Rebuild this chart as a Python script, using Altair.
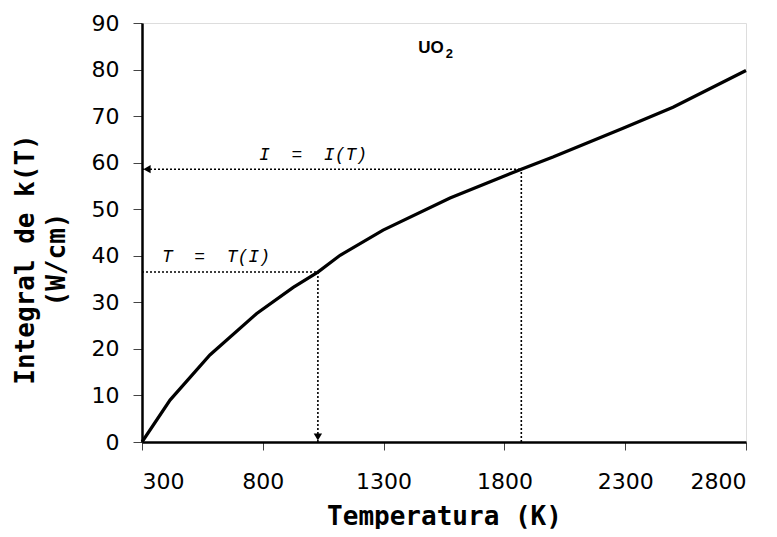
import altair as alt
import pandas as pd

# Curve
temps = [300, 416, 581, 775, 926, 1028, 1120, 1298, 1575, 1870, 2001, 2291, 2498, 2800]
integral = [0, 9.0, 18.7, 27.6, 33.2, 36.5, 40.1, 45.5, 52.4, 58.6, 61.2, 67.4, 71.9, 79.8]

# Read-off guide points
guide_T = [1870, 1028]
guide_I = [58.6, 36.5]

x_ticks = [300, 800, 1300, 1800, 2300, 2800]
y_ticks = [0, 10, 20, 30, 40, 50, 60, 70, 80, 90]

df = pd.DataFrame({"T": temps, "I": integral})

xs = alt.Scale(domain=[300, 2800], nice=False, zero=False)
ys = alt.Scale(domain=[0, 90], nice=False)

tick_font = "DejaVu Sans"
mono = "DejaVu Sans Mono"
NB = "\u00a0"

line = alt.Chart(df).mark_line(color="black", strokeWidth=3.2).encode(
    x=alt.X("T:Q", scale=xs,
            axis=alt.Axis(values=x_ticks, format="d", title="Temperatura (K)", grid=False,
                          labelFont=tick_font, labelFontSize=22, labelColor="black",
                          labelPadding=21, tickColor="#444", tickSize=8,
                          domainColor="black", domainWidth=2.5,
                          titleFont=mono, titleFontSize=26, titleFontWeight="bold",
                          titleColor="black", titlePadding=11)),
    y=alt.Y("I:Q", scale=ys,
            axis=alt.Axis(values=y_ticks, format="d", title=["Integral de k(T)", "(W/cm)"], grid=False,
                          labelFont=tick_font, labelFontSize=22, labelColor="black",
                          labelPadding=14, tickColor="#444", tickSize=9,
                          domainColor="black", domainWidth=2.5,
                          titleFont=mono, titleFontSize=26, titleFontWeight="bold",
                          titleColor="black", titlePadding=22, titleLineHeight=31,
                          titleY=236)),
)

gdf = pd.DataFrame({"T": guide_T, "I": guide_I, "T0": [300, 300], "I0": [0, 0]})

hline = alt.Chart(gdf).mark_rule(color="black", strokeWidth=1.6, strokeDash=[2, 2]).encode(
    x=alt.X("T0:Q", scale=xs), x2="T:Q", y=alt.Y("I:Q", scale=ys))
vline = alt.Chart(gdf).mark_rule(color="black", strokeWidth=1.6, strokeDash=[2, 2]).encode(
    x=alt.X("T:Q", scale=xs), y=alt.Y("I0:Q", scale=ys), y2="I:Q")

arrow_left = alt.Chart(gdf.iloc[[0]]).mark_point(
    shape="triangle-left", filled=True, color="black", size=70, opacity=1).encode(
    x=alt.X("T0:Q", scale=xs), y=alt.Y("I:Q", scale=ys), xOffset=alt.value(5))
arrow_down = alt.Chart(gdf.iloc[[1]]).mark_point(
    shape="triangle-down", filled=True, color="black", size=70, opacity=1).encode(
    x=alt.X("T:Q", scale=xs), y=alt.Y("I0:Q", scale=ys), yOffset=alt.value(-5))

lab1 = alt.Chart(pd.DataFrame({"t": [f"I{NB}{NB}={NB}{NB}I(T)"]})).mark_text(
    font="Liberation Mono", fontStyle="italic", fontSize=18, color="black").encode(
    x=alt.datum(1008, scale=xs), y=alt.datum(61.7, scale=ys), text="t:N")
lab2 = alt.Chart(pd.DataFrame({"t": [f"T{NB}{NB}={NB}{NB}T(I)"]})).mark_text(
    font="Liberation Mono", fontStyle="italic", fontSize=18, color="black").encode(
    x=alt.datum(606, scale=xs), y=alt.datum(39.7, scale=ys), text="t:N")

uo = alt.Chart(pd.DataFrame({"t": ["UO"]})).mark_text(
    font="Liberation Sans", fontWeight="bold", fontSize=17, color="black").encode(
    x=alt.datum(1496, scale=xs), y=alt.datum(84.7, scale=ys), text="t:N")
sub2 = alt.Chart(pd.DataFrame({"t": ["2"]})).mark_text(
    font="Liberation Sans", fontWeight="bold", fontSize=13, color="black", align="left").encode(
    x=alt.datum(1557, scale=xs), y=alt.datum(83.4, scale=ys), text="t:N")

chart = alt.layer(hline, vline, arrow_left, arrow_down, line, lab1, lab2, uo, sub2).properties(
    width=604, height=419,
    autosize=alt.AutoSizeParams(type="none"),
    padding={"left": 134, "top": 15, "right": 15, "bottom": 87},
).configure_view(stroke="black", strokeWidth=2.5).configure(background="white")

chart.save("out.html", embed_options={"renderer": "svg", "actions": False})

▬▬▬▬▬▬

### Objective
Write out, word for word, the lines from the start of the data through the one holding "ys = alt.Scale(domain=[0, 90], nice=False)". Omit pictures.

### In response
Rebuild this chart as a Python script, using Altair.
import altair as alt
import pandas as pd

# Curve
temps = [300, 416, 581, 775, 926, 1028, 1120, 1298, 1575, 1870, 2001, 2291, 2498, 2800]
integral = [0, 9.0, 18.7, 27.6, 33.2, 36.5, 40.1, 45.5, 52.4, 58.6, 61.2, 67.4, 71.9, 79.8]

# Read-off guide points
guide_T = [1870, 1028]
guide_I = [58.6, 36.5]

x_ticks = [300, 800, 1300, 1800, 2300, 2800]
y_ticks = [0, 10, 20, 30, 40, 50, 60, 70, 80, 90]

df = pd.DataFrame({"T": temps, "I": integral})

xs = alt.Scale(domain=[300, 2800], nice=False, zero=False)
ys = alt.Scale(domain=[0, 90], nice=False)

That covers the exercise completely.